# EXERCISE OBJECTIVE
Repeat the data below exactly, dropping any pictures it holds.

# DATA LINES
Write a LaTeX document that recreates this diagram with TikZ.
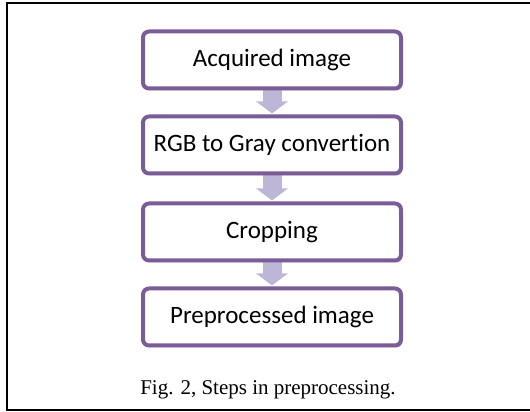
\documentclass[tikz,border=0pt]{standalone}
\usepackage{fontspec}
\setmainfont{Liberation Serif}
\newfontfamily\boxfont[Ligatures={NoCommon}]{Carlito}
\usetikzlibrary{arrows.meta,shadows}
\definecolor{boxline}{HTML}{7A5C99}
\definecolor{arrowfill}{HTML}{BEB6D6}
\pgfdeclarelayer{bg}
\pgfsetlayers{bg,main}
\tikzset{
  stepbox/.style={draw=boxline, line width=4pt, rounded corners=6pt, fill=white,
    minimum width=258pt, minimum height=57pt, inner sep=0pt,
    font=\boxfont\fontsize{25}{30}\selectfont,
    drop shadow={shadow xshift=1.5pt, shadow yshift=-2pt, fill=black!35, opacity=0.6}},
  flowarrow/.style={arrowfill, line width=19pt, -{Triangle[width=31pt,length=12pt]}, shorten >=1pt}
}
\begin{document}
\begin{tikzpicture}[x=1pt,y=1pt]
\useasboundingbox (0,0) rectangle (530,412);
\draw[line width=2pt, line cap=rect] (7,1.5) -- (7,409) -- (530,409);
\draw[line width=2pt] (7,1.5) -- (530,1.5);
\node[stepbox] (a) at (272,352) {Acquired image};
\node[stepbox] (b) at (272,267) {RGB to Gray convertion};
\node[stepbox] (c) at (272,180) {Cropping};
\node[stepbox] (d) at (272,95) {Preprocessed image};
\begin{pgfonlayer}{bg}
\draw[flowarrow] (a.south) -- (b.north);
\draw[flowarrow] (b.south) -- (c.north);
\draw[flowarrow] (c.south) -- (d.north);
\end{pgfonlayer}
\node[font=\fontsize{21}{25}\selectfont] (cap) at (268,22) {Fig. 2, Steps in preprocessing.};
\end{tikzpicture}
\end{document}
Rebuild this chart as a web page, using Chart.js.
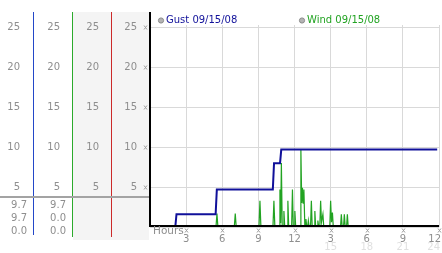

# OUTPUT
Write a LaTeX document that recreates this diagram with TikZ.
\documentclass[tikz,border=0pt]{standalone}
\usepackage{fontspec}
\setmainfont{Liberation Serif}
\newfontfamily\boxfont[Ligatures={NoCommon}]{Carlito}
\usetikzlibrary{arrows.meta,shadows}
\definecolor{boxline}{HTML}{7A5C99}
\definecolor{arrowfill}{HTML}{BEB6D6}
\pgfdeclarelayer{bg}
\pgfsetlayers{bg,main}
\tikzset{
  stepbox/.style={draw=boxline, line width=4pt, rounded corners=6pt, fill=white,
    minimum width=258pt, minimum height=57pt, inner sep=0pt,
    font=\boxfont\fontsize{25}{30}\selectfont,
    drop shadow={shadow xshift=1.5pt, shadow yshift=-2pt, fill=black!35, opacity=0.6}},
  flowarrow/.style={arrowfill, line width=19pt, -{Triangle[width=31pt,length=12pt]}, shorten >=1pt}
}
\begin{document}
\begin{tikzpicture}[x=1pt,y=1pt]
\useasboundingbox (0,0) rectangle (530,412);
\draw[line width=2pt, line cap=rect] (7,1.5) -- (7,409) -- (530,409);
\draw[line width=2pt] (7,1.5) -- (530,1.5);
\node[stepbox] (a) at (272,352) {Acquired image};
\node[stepbox] (b) at (272,267) {RGB to Gray convertion};
\node[stepbox] (c) at (272,180) {Cropping};
\node[stepbox] (d) at (272,95) {Preprocessed image};
\begin{pgfonlayer}{bg}
\draw[flowarrow] (a.south) -- (b.north);
\draw[flowarrow] (b.south) -- (c.north);
\draw[flowarrow] (c.south) -- (d.north);
\end{pgfonlayer}
\node[font=\fontsize{21}{25}\selectfont] (cap) at (268,22) {Fig. 2, Steps in preprocessing.};
\end{tikzpicture}
\end{document}
Rebuild this chart as a web page, using Chart.js.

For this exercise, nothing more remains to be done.